| Safe Haskell | Safe-Inferred | 
|---|---|
| Language | GHC2021 | 
Futhark.CodeGen.ImpGen.GPU.SegHist
Description
Our compilation strategy for SegHist is based around avoiding
 bin conflicts.  We do this by splitting the input into chunks, and
 for each chunk computing a single subhistogram.  Then we combine
 the subhistograms using an ordinary segmented reduction (SegRed).
There are some branches around to efficiently handle the case where we use only a single subhistogram (because it's large), so that we respect the asymptotics, and do not copy the destination array.
We also use a heuristic strategy for computing subhistograms in shared memory when possible. Given:
H: total size of histograms in bytes, including any lock arrays.
G: block size
T: number of bytes of shared memory each thread can be given without impacting occupancy (determined experimentally, e.g. 32).
LMAX: maximum amount of shared memory per threadblock (hard limit).
We wish to compute:
COOP: cooperation level (number of threads per subhistogram)

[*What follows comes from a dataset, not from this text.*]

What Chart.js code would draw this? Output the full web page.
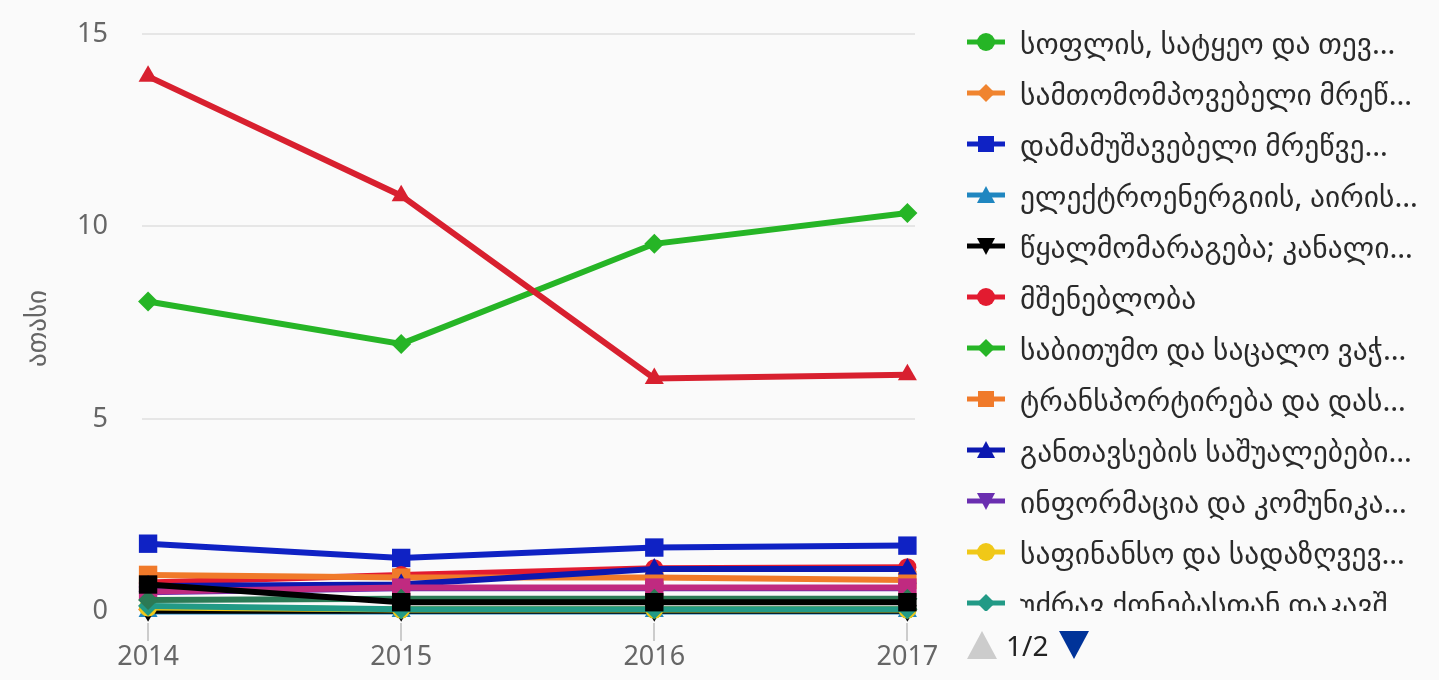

LH: number of shared memory subhistograms
We do this as:
COOP = ceil(H / T) LH = ceil((G*T)/H) if COOP <= G && H <= LMAX then use shared memory else use global memory
Synopsis
- compileSegHist :: Pat LetDecMem -> SegLevel -> SegSpace -> [HistOp GPUMem] -> KernelBody GPUMem -> CallKernelGen ()
Documentation
compileSegHist :: Pat LetDecMem -> SegLevel -> SegSpace -> [HistOp GPUMem] -> KernelBody GPUMem -> CallKernelGen () Source #
Generate code for a segmented histogram called from the host.